Quickly, I changed the subject and returned to my lonely spot on the school playground, slightly out of my depth and not quite sure which circle of parents to join in with the latest topics of conversation.
This was me, Roger Kendall, a Senior Quantity Surveyor approaching the half-century of my life and wondering if I had completely messed up my future career options over the last few weeks.
It all started after my wife (at the time girlfriend) had encouraged me in 2005 to quit my job and travel and escape the (beer) bubble of my hometown of Burton On Trent. A year later and the seed had been sown that at any point the world shall not stop rotating just because “Roger Kendall has left town”!
A marriage and two beautiful daughters later—with a mortgage thrown in for good measure—I had completed many of my bucket list items of things to do in my life.
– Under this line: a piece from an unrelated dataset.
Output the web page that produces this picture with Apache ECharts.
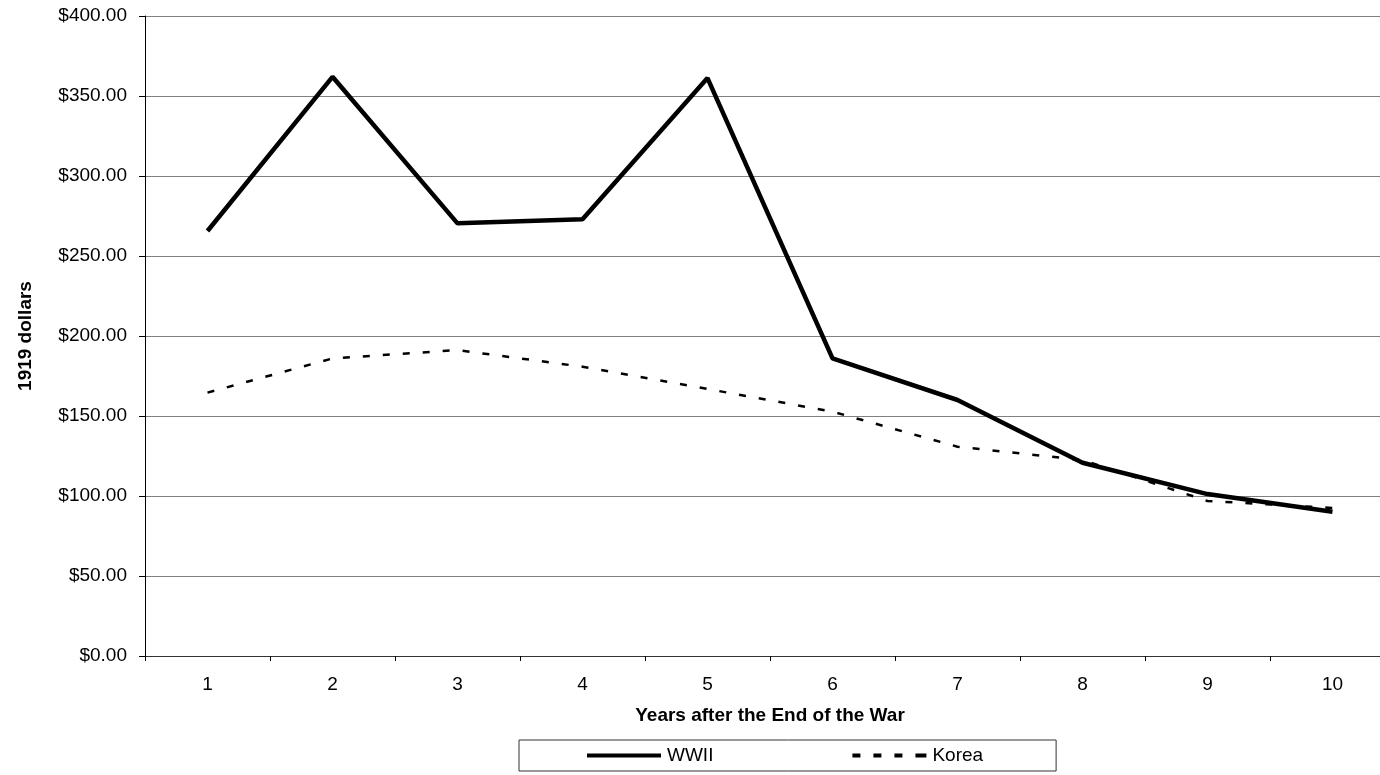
<!DOCTYPE html>
<html>
<head>
<meta charset="utf-8">
<script src="https://cdn.jsdelivr.net/npm/echarts@6/dist/echarts.min.js"></script>
<style>
html,body{margin:0;padding:0;background:#fff;}
#chart{width:1380px;height:775px;}
</style>
</head>
<body>
<div id="chart"></div>
<script>
const categories = ['1','2','3','4','5','6','7','8','9','10'];
const wwii = [265.6, 362.0, 270.4, 273.0, 361.2, 186.0, 160.0, 120.8, 101.2, 90.2];
const korea = [164.6, 186.0, 191.2, 180.8, 166.9, 152.7, 130.8, 122.5, 96.9, 92.5];
const yTicks = {min: 0, max: 400, interval: 50};

const font = '"Liberation Sans", Arial, sans-serif';
const chart = echarts.init(document.getElementById('chart'), null, {renderer: 'canvas'});
chart.setOption({
  animation: false,
  backgroundColor: '#fff',
  textStyle: {fontFamily: font, color: '#000'},
  grid: {left: 145, top: 16, width: 1250, height: 640, containLabel: false, outerBoundsMode: 'none'},
  xAxis: {
    type: 'category',
    data: categories,
    boundaryGap: true,
    name: 'Years after the End of the War',
    nameLocation: 'middle',
    nameGap: 50,
    nameTextStyle: {fontFamily: font, fontSize: 19, fontWeight: 'bold', color: '#000'},
    axisLine: {lineStyle: {color: '#333', width: 1}},
    axisTick: {show: true, length: 5, lineStyle: {color: '#000'}},
    axisLabel: {fontFamily: font, fontSize: 19, color: '#000', margin: 19},
    splitLine: {show: false}
  },
  yAxis: {
    type: 'value',
    min: yTicks.min, max: yTicks.max, interval: yTicks.interval,
    name: '1919 dollars',
    nameLocation: 'middle',
    nameGap: 110,
    nameRotate: 90,
    nameTextStyle: {fontFamily: font, fontSize: 19, fontWeight: 'bold', color: '#000'},
    axisLine: {show: true, lineStyle: {color: '#000', width: 1}},
    axisTick: {show: true, length: 6, lineStyle: {color: '#000'}},
    axisLabel: {fontFamily: font, fontSize: 19, color: '#000', margin: 18,
      formatter: v => '$' + v.toFixed(2)},
    splitLine: {show: true, lineStyle: {color: '#808080', width: 1}}
  },
  legend: {
    left: 519, top: 740,
    padding: [6, 73, 6, 68],
    itemGap: 139,
    itemWidth: 74, itemHeight: 4,
    borderColor: '#333', borderWidth: 1,
    textStyle: {fontFamily: font, fontSize: 19, color: '#000', padding: [0,0,0,1]},
    data: [
      {name: 'WWII', icon: 'path://M0,0h74v4h-74z'},
      {name: 'Korea', icon: 'path://M0,0h8v4h-8zM21,0h8v4h-8zM42,0h8v4h-8zM63,0h11v4h-11z'}
    ]
  },
  series: [
    {
      name: 'WWII', type: 'line', data: wwii,
      symbol: 'none', showSymbol: false,
      lineStyle: {color: '#000', width: 4.5, type: 'solid'},
      itemStyle: {color: '#000'}
    },
    {
      name: 'Korea', type: 'line', data: korea,
      symbol: 'none', showSymbol: false,
      lineStyle: {color: '#000', width: 2.5, type: [7, 13]},
      itemStyle: {color: '#000'}
    }
  ]
});
</script>
</body>
</html>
What I hadn’t planned for was the time spent in the work office environment watching life’s clock ticking down the minutes and seeing both my daughter’s most important years passing by.
Amber was 11 and moving up to ‘big school’ (I’m still confused by this and how the school years are all split!) and she was about to attend her Prom night. Elsie was 9 years (yes we had some fun 9 to 11 years ago!) and working hard following in her sister’s footsteps, and at the same time carving out her own niche at school.
Everything was perfect in our life.
My wife had been given the good news that the outlaw’s small but perfectly formed import business was available to purchase, and we had discussed working together from next year and making a go of it. This would give us more control over parental duties and would help us share in the school trips and the important parent days that every parent wants to attend. Oh, yes, this old boy even managed to win the Dad’s race on Sport’s Day, but let’s not brag in public!
I requested a part-time position with my employer so I could partly work at the new business, but the reality was that I actually just wanted to see my girl’s blossom into confident and independent young women.
Part-time is never part-time.
I worked Monday to Wednesday but it could never work with the business I worked in (a national house builder). Watching the long days with the only highlight being a life-reducing takeaway at lunchtime, followed by the war of the lunchtime sandwich vans. My waist was getting bigger and my life was getting shorter.
One particular day, I knew enough was enough. This wasn’t quitting but being unselfish to help support my wife and family, and to ensure I spent the best days of my children’s lives being there for them. Also, as a sandwich parent (stuck between elderly parents and children), I could use the time to spend with my remarkable Mum (She will read this!) and give back time she had spent with me whilst lying awake at night as a child and being scared by the monster in the cupboard (our heating cylinder).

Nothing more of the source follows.